Quote all of the data that follows exactly as written, skipping the images.

**DATASET CONTENT:**
** Begin **

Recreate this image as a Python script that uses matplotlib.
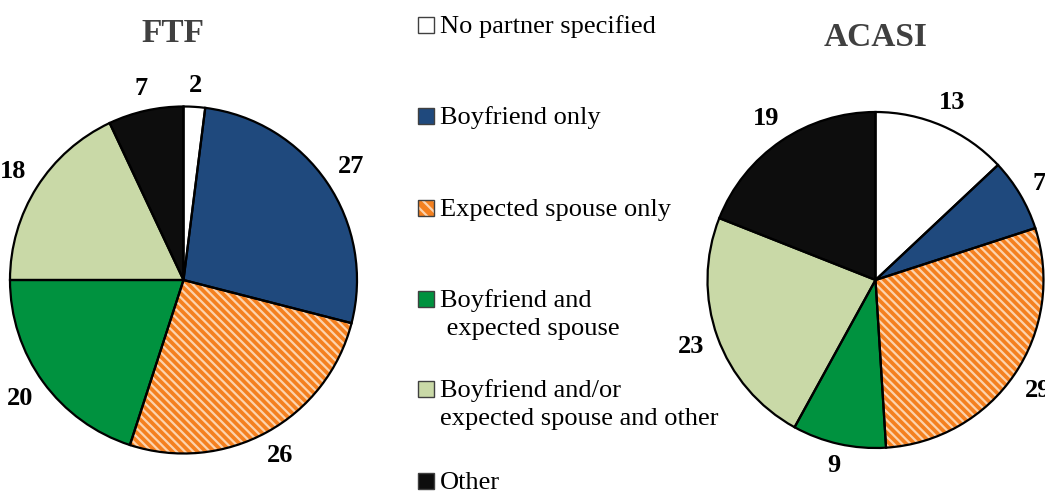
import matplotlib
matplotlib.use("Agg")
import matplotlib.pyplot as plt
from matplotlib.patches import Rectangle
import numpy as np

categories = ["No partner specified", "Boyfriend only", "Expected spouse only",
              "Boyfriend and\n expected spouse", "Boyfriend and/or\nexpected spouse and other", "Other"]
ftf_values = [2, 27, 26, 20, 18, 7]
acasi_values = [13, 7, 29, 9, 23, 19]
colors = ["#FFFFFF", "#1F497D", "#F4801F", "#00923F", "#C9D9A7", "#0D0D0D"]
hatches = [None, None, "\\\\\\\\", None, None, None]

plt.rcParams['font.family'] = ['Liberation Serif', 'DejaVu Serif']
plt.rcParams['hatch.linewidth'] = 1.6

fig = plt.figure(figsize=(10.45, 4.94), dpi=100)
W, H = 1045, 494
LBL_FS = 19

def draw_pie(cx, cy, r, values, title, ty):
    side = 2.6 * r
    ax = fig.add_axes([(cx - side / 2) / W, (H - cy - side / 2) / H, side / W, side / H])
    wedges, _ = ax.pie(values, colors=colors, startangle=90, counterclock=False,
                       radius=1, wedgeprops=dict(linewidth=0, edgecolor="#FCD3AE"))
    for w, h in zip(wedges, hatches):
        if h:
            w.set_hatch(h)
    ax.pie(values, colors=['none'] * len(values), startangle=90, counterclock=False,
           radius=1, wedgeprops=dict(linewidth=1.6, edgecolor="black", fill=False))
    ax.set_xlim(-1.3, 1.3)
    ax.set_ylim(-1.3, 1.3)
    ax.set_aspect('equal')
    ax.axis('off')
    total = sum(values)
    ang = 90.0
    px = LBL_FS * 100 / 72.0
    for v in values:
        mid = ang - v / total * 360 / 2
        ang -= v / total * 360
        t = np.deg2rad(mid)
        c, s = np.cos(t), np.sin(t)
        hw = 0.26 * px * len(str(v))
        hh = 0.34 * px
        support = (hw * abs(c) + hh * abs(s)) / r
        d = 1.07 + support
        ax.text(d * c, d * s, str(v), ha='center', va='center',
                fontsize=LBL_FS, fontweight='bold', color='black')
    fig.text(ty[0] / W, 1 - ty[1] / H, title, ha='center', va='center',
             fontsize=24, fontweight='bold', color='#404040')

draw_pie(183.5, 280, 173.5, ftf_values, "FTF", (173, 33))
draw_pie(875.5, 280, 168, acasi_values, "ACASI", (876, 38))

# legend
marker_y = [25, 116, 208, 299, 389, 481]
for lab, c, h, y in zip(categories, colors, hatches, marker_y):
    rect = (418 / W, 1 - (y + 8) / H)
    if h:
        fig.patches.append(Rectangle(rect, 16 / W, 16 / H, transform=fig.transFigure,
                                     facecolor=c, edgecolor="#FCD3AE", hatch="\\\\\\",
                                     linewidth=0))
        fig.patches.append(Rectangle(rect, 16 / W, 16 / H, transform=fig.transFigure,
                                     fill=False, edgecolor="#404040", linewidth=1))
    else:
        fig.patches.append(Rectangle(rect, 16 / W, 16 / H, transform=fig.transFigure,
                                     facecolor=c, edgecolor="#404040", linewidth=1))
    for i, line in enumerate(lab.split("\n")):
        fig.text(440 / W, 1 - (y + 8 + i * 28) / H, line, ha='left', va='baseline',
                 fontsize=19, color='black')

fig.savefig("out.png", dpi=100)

** End **

**EXERCISE SOLUTION:**
Recreate this image as a Python script that uses matplotlib.
import matplotlib
matplotlib.use("Agg")
import matplotlib.pyplot as plt
from matplotlib.patches import Rectangle
import numpy as np

categories = ["No partner specified", "Boyfriend only", "Expected spouse only",
              "Boyfriend and\n expected spouse", "Boyfriend and/or\nexpected spouse and other", "Other"]
ftf_values = [2, 27, 26, 20, 18, 7]
acasi_values = [13, 7, 29, 9, 23, 19]
colors = ["#FFFFFF", "#1F497D", "#F4801F", "#00923F", "#C9D9A7", "#0D0D0D"]
hatches = [None, None, "\\\\\\\\", None, None, None]

plt.rcParams['font.family'] = ['Liberation Serif', 'DejaVu Serif']
plt.rcParams['hatch.linewidth'] = 1.6

fig = plt.figure(figsize=(10.45, 4.94), dpi=100)
W, H = 1045, 494
LBL_FS = 19

def draw_pie(cx, cy, r, values, title, ty):
    side = 2.6 * r
    ax = fig.add_axes([(cx - side / 2) / W, (H - cy - side / 2) / H, side / W, side / H])
    wedges, _ = ax.pie(values, colors=colors, startangle=90, counterclock=False,
                       radius=1, wedgeprops=dict(linewidth=0, edgecolor="#FCD3AE"))
    for w, h in zip(wedges, hatches):
        if h:
            w.set_hatch(h)
    ax.pie(values, colors=['none'] * len(values), startangle=90, counterclock=False,
           radius=1, wedgeprops=dict(linewidth=1.6, edgecolor="black", fill=False))
    ax.set_xlim(-1.3, 1.3)
    ax.set_ylim(-1.3, 1.3)
    ax.set_aspect('equal')
    ax.axis('off')
    total = sum(values)
    ang = 90.0
    px = LBL_FS * 100 / 72.0
    for v in values:
        mid = ang - v / total * 360 / 2
        ang -= v / total * 360
        t = np.deg2rad(mid)
        c, s = np.cos(t), np.sin(t)
        hw = 0.26 * px * len(str(v))
        hh = 0.34 * px
        support = (hw * abs(c) + hh * abs(s)) / r
        d = 1.07 + support
        ax.text(d * c, d * s, str(v), ha='center', va='center',
                fontsize=LBL_FS, fontweight='bold', color='black')
    fig.text(ty[0] / W, 1 - ty[1] / H, title, ha='center', va='center',
             fontsize=24, fontweight='bold', color='#404040')

draw_pie(183.5, 280, 173.5, ftf_values, "FTF", (173, 33))
draw_pie(875.5, 280, 168, acasi_values, "ACASI", (876, 38))

# legend
marker_y = [25, 116, 208, 299, 389, 481]
for lab, c, h, y in zip(categories, colors, hatches, marker_y):
    rect = (418 / W, 1 - (y + 8) / H)
    if h:
        fig.patches.append(Rectangle(rect, 16 / W, 16 / H, transform=fig.transFigure,
                                     facecolor=c, edgecolor="#FCD3AE", hatch="\\\\\\",
                                     linewidth=0))
        fig.patches.append(Rectangle(rect, 16 / W, 16 / H, transform=fig.transFigure,
                                     fill=False, edgecolor="#404040", linewidth=1))
    else:
        fig.patches.append(Rectangle(rect, 16 / W, 16 / H, transform=fig.transFigure,
                                     facecolor=c, edgecolor="#404040", linewidth=1))
    for i, line in enumerate(lab.split("\n")):
        fig.text(440 / W, 1 - (y + 8 + i * 28) / H, line, ha='left', va='baseline',
                 fontsize=19, color='black')

fig.savefig("out.png", dpi=100)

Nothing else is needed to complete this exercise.